Kerajaan Pasai tidak pernah memaksakan Islam kepada masyarakatnya yang sebagian masih menganut Hindu, Buddha, atau kepercayaan lokal. Islam disebarkan dari pasar ke pasar, bukan dari istana ke istana.  Begitu pula Wali Songo juga menyebarkan agama Islam dengan toleransi. Mereka memberikan teladan toleransi dalam menyebarkan agama Islam di Tanah Air.

Adalah Sunan Kudus, Maulana Ja’far Shadiq yang memberikan tafsir inovatif dan toleran yang menghormati kebiasaan masyarakat Hindu Kudus menghormati sapi. Dengan Kerendahan hatinya ia tidak membawa Islam merusak kebiasaan, tetapi mengganti kurban dengan  kerbau. Sunan Kudus tidak ikut menghormati sapinya, tetapi menghargai masyarakat setempat agar tidak lari dari Islam. 

Penting dicatat bahwa Wali Songo sebagai penyebar Islam di Nusantara telah mencapai puncak kearifan berdakwah dengan semangat toleransi yang sangat tinggi. Tembang Jawa diserap dari budaya dan ajaran Hindu Budha dipadukan dengan ajaran Islam. Wayang sebagai kebiasaan masyarakat tidak diharam-haramkan apalagi dibid’ahkan, tetapi diambil menjadi aset budaya Islamisasi. Upacara adat, tradisi desa dan kebiasaan lainnya diserap dan diakulturasikan dalam pemaknaan baru yang tidak menghilang bentuk luarnya. 

Watak toleran dan akomodatif inilah yang menjadi warisan karakter masyarakat nusantara hingga saat ini. Tentu ada yang terserang mental dan karakter keras dan gampang emosi terhadap perbedaan. Tetapi, itu hanya bagian dari anomaly karakter masyarakat. Ia tidak akan bertahan lama dan tidak akan sesuai dengan iklim budaya dan kebatinan masyarakat Nusantara. 

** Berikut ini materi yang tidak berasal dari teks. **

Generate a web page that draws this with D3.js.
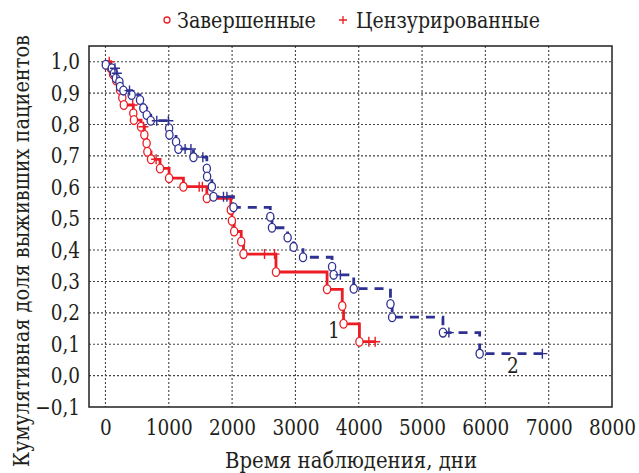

Jika kita temukan pemuka agama yang keras dan meledak-ledak dalam mengajak umat beragama, tentu ia akan disukai dalam circle kelompoknya. Tetapi, ia akan cepat memudar ketika melihat realitas lapangan habitus nusantara. Ia akan melebur menjadi toleran dengan sendirinya. 

Karakter bawaan masyarakat Nusantara adalah toleran. Inilah yang harus terus diwariskan kepada generasi berikutnya dengan berbagai cara. Tidak cukup dengan ajaran agama, tetapi praktek keseharian yang menunjukkan realitas keragaman sebagai tanda Tuhan yang tidak bisa dibuang. 

Masyarakat nusantara tidak pernah baper dengan perbedaan. Masyarakat Nusantara adalah masyarakat yang paling mengerti dan mempraktekkan firman Tuhan bahwa manusia diciptakan secara beragam untuk saling mengenal dan menghormati. Karakter ini harus dipertahankan dari para gagasan pendatang yang begitu buas ingin menghapus keragaman sebagai sunnatullah. 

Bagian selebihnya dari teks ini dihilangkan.